BEGIN Supplied data

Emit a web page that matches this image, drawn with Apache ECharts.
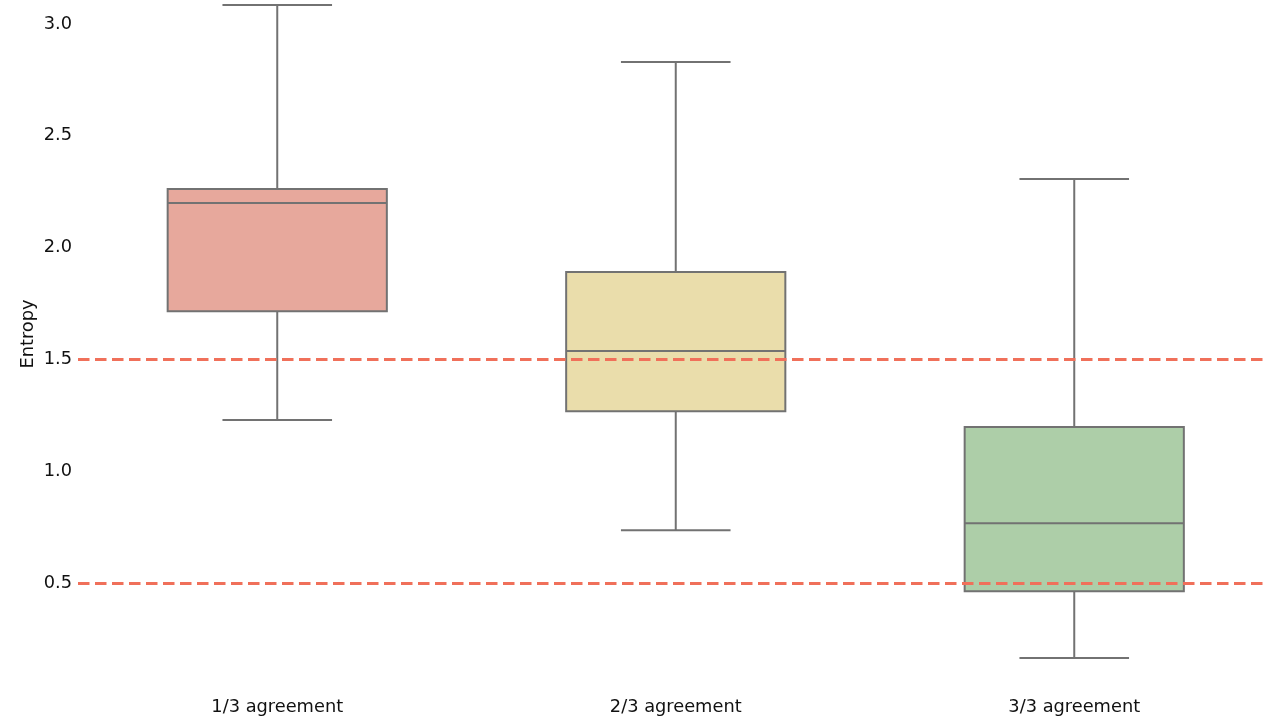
<!DOCTYPE html>
<html>
<head>
<meta charset="utf-8">
<title>Entropy by agreement level</title>
<script src="https://cdn.jsdelivr.net/npm/echarts@6/dist/echarts.min.js"></script>
<style>
  html, body { margin: 0; padding: 0; background: #fff; overflow: hidden; }
  #chart { width: 1274px; height: 721px; }
</style>
</head>
<body>
<div id="chart"></div>
<script>
// Agreement groups and their box statistics (entropy)
const categories = ['1/3 agreement', '2/3 agreement', '3/3 agreement'];
const whiskerLow  = [1.229, 0.737, 0.165];
const q1Values    = [1.716, 1.269, 0.464];
const medians     = [2.200, 1.538, 0.768];
const q3Values    = [2.262, 1.891, 1.198];
const whiskerHigh = [3.085, 2.830, 2.307];
const boxColors   = ['#e7a89c', '#eaddab', '#adcea8'];

// Reference thresholds drawn as dashed lines
const thresholds = [1.5, 0.5];

// Y tick labels shown
const yTicks = ['0.5', '1.0', '1.5', '2.0', '2.5', '3.0'];

const FONT = 'DejaVu Sans';
const FONT_SIZE = 17.8;
const EDGE = '#727272';

const boxData = categories.map((c, i) => [
  i, whiskerLow[i], q1Values[i], medians[i], q3Values[i], whiskerHigh[i]
]);

const chart = echarts.init(document.getElementById('chart'), null, { renderer: 'canvas' });

chart.setOption({
  animation: false,
  backgroundColor: '#ffffff',
  grid: { left: 78, top: 0, width: 1195.5, height: 695, containLabel: false },
  xAxis: {
    type: 'category',
    data: categories,
    boundaryGap: true,
    axisLine: { show: false },
    axisTick: { show: false },
    splitLine: { show: false },
    axisLabel: { margin: 3, color: '#111', fontFamily: FONT, fontSize: FONT_SIZE }
  },
  yAxis: {
    type: 'value',
    min: 0,
    max: 3.107,
    interval: 0.5,
    axisLine: { show: false },
    axisTick: { show: false },
    splitLine: { show: false },
    axisLabel: {
      margin: 6,
      padding: [4, 0, 0, 0],
      color: '#111',
      fontFamily: FONT,
      fontSize: FONT_SIZE,
      showMaxLabel: false,
      formatter: v => {
        const s = Number(v).toFixed(1);
        return yTicks.includes(s) && Math.abs(v * 2 - Math.round(v * 2)) < 1e-6 ? s : '';
      }
    }
  },
  graphic: [{
    type: 'text',
    x: 28,
    y: 334,
    rotation: Math.PI / 2,
    style: {
      text: 'Entropy',
      fill: '#111',
      font: FONT_SIZE + 'px "' + FONT + '"',
      align: 'center',
      verticalAlign: 'middle'
    }
  }],
  series: [
    {
      type: 'custom',
      name: 'Entropy',
      data: boxData,
      encode: { x: 0, y: [1, 2, 3, 4, 5] },
      z: 2,
      renderItem: function (params, api) {
        const idx = api.value(0);
        const band = api.size([1, 0])[0];
        const bw = band * 0.55;
        const cw = bw / 2;
        const pLow = api.coord([idx, api.value(1)]);
        const pQ1 = api.coord([idx, api.value(2)]);
        const pMed = api.coord([idx, api.value(3)]);
        const pQ3 = api.coord([idx, api.value(4)]);
        const pHigh = api.coord([idx, api.value(5)]);
        const cx = pQ1[0];
        const lineStyle = { stroke: EDGE, lineWidth: 2, fill: null };
        return {
          type: 'group',
          children: [
            { type: 'line', shape: { x1: cx, y1: pQ1[1], x2: cx, y2: pLow[1] }, style: lineStyle },
            { type: 'line', shape: { x1: cx, y1: pQ3[1], x2: cx, y2: pHigh[1] }, style: lineStyle },
            { type: 'line', shape: { x1: cx - cw / 2, y1: pLow[1], x2: cx + cw / 2, y2: pLow[1] }, style: lineStyle },
            { type: 'line', shape: { x1: cx - cw / 2, y1: pHigh[1], x2: cx + cw / 2, y2: pHigh[1] }, style: lineStyle },
            {
              type: 'rect',
              shape: { x: cx - bw / 2, y: pQ3[1], width: bw, height: pQ1[1] - pQ3[1] },
              style: { fill: boxColors[idx], stroke: EDGE, lineWidth: 2 }
            },
            { type: 'line', shape: { x1: cx - bw / 2, y1: pMed[1], x2: cx + bw / 2, y2: pMed[1] }, style: lineStyle }
          ]
        };
      }
    },
    {
      type: 'line',
      name: 'thresholds',
      data: [],
      z: 10,
      markLine: {
        silent: true,
        symbol: 'none',
        label: { show: false },
        lineStyle: { color: '#f0705a', width: 3, type: [11.5, 5.5] },
        data: thresholds.map(t => ({ yAxis: t }))
      }
    }
  ]
});
</script>
</body>
</html>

END Supplied data

# [Requirement]
Identify and copy all lines with the word "drawn".

# [Problem solution]
Emit a web page that matches this image, drawn with Apache ECharts.
// Reference thresholds drawn as dashed lines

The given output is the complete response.